Bottom row (L-R) Prime Minister Menachem Begin, Minister of Defense Ezer Weizman, Finance Miniser Simcha Ehrlich, and Deputy Prime Minister Yigal Yadin.  Top row (L-R) Opposition Leader Shimon Peres, MK Yigal Allon, and MK Abba Eban. Photo Courtesy of the Central Zionist Archives

In establishing and sustaining a Jewish democracy, Israeli society is challenged as it balances civil liberties with national security, reconciles remaining a Jewish majority while it insures the civil and religious rights of its Jewish and non-Jewish citizens. It tests itself daily by finding working balances between its embedded identity to Jewish practice while reconciling contemporary demands for equality of gender, sexual preference, and  racial equality. No apologies are needed for knowing and belonging to Israel’s story. Learning about modern Israel uniquely engages Christians with reinforcement of scripture in their identity to ancient Israel with its prophetic commandments as bedrock in belief.  Studying Israel is understanding and internalizing a core Jewish value of taking care of one’s own, of coming together in times of need and crises, and knowing how to  preserve national security against adversaries that prefer Israel’s moral demise and/or physical destruction.  Studying Israel is the study of a diverse people with a common heritage. It is understanding how they interact with their neighbors and neighborhood seeking acceptance as a state with rights of any other state fulfilling obligations prescribed by international law. 

Israeli soldiers. Photo: Courtesy of United with Israel. 
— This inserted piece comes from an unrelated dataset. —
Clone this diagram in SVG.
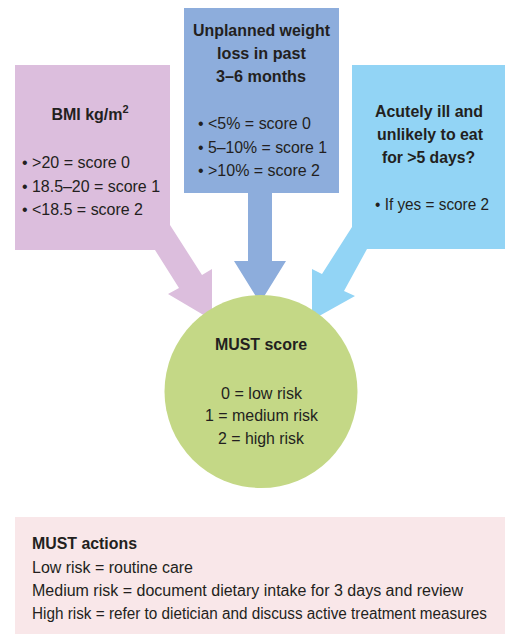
<svg xmlns="http://www.w3.org/2000/svg" width="505" height="634" viewBox="0 0 505 634">
<style>
text{font-family:"Liberation Sans",Arial,sans-serif;font-size:16px;fill:#231F20}
.b{font-weight:bold}
.m{text-anchor:middle}
</style>
<rect width="505" height="634" fill="#FFFFFF"/>
<g id="connectors"></g>
<g id="bmi">
<path d="M15,65 H170 V225 L202,275 L212,269 L212,320 L168,294 L179,288 L155,250 H15 Z" fill="#DCBEDD"/>
<text class="b m" x="90" y="120">BMI kg/m<tspan font-size="11" dy="-7">2</tspan></text>
<text x="22" y="168" textLength="108" lengthAdjust="spacingAndGlyphs">• &gt;20 = score 0</text>
<text x="22" y="191.5" textLength="138" lengthAdjust="spacingAndGlyphs">• 18.5–20 = score 1</text>
<text x="22" y="215" textLength="121" lengthAdjust="spacingAndGlyphs">• &lt;18.5 = score 2</text>
</g>
<g id="weight">
<path d="M184,8 H339 V193 H272 V261 H286 L260,303 L234,261 H248 V193 H184 Z" fill="#8DADDC"/>
<text class="b m" x="261.5" y="35.5" textLength="137" lengthAdjust="spacingAndGlyphs">Unplanned weight</text>
<text class="b m" x="261.5" y="58.5" textLength="89" lengthAdjust="spacingAndGlyphs">loss in past</text>
<text class="b m" x="261" y="82" textLength="90" lengthAdjust="spacingAndGlyphs">3–6 months</text>
<text x="198" y="129" textLength="113" lengthAdjust="spacingAndGlyphs">• &lt;5% = score 0</text>
<text x="198" y="152.5" textLength="129" lengthAdjust="spacingAndGlyphs">• 5–10% = score 1</text>
<text x="198" y="176" textLength="122" lengthAdjust="spacingAndGlyphs">• &gt;10% = score 2</text>
</g>
<g id="acute">
<path d="M352,65 H505 V249 H367 L344,291 L355,296 L312,320 L312,269 L322,274 L352,227 Z" fill="#92D4F5"/>
<text class="b m" x="429" y="116.5" textLength="108" lengthAdjust="spacingAndGlyphs">Acutely ill and</text>
<text class="b m" x="430" y="140" textLength="106" lengthAdjust="spacingAndGlyphs">unlikely to eat</text>
<text class="b m" x="428.5" y="163" textLength="93" lengthAdjust="spacingAndGlyphs">for &gt;5 days?</text>
<text x="375" y="210" textLength="114" lengthAdjust="spacingAndGlyphs">• If yes = score 2</text>
</g>
<g id="must">
<circle cx="261" cy="391.5" r="96.5" fill="#C4D886"/>
<text class="b m" x="261" y="349.5" textLength="92" lengthAdjust="spacingAndGlyphs">MUST score</text>
<text class="m" x="261.5" y="398.5" textLength="81" lengthAdjust="spacingAndGlyphs">0 = low risk</text>
<text class="m" x="261.5" y="421" textLength="113" lengthAdjust="spacingAndGlyphs">1 = medium risk</text>
<text class="m" x="261" y="444" textLength="86" lengthAdjust="spacingAndGlyphs">2 = high risk</text>
</g>
<g id="actions">
<rect x="15" y="517" width="490" height="117" fill="#F9E7E9"/>
<text class="b" x="32" y="549" textLength="105" lengthAdjust="spacingAndGlyphs">MUST actions</text>
<text x="32" y="573" textLength="161" lengthAdjust="spacingAndGlyphs">Low risk = routine care</text>
<text x="32" y="596" textLength="431" lengthAdjust="spacingAndGlyphs">Medium risk = document dietary intake for 3 days and review</text>
<text x="32" y="619" font-size="15" textLength="455" lengthAdjust="spacingAndGlyphs">High risk = refer to dietician and discuss active treatment measures</text>
</g>
</svg>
In 2021, Israel has a population, almost a quarter of whom are Arab, and a state GDP of well over $350 billion.  Seventy-two years after its establishment, Israel is unfinished. It has not achieved finality in determining its borders, the role of religion in state, or its relationships with some of its neighbors.  Israel’s story, with Jewish history as its core, remains complex as it reflects its unending dynamic. And consistently demonstrates for each generation how Jews in good times and bad, shaped their collective destiny as a people, nation, and state.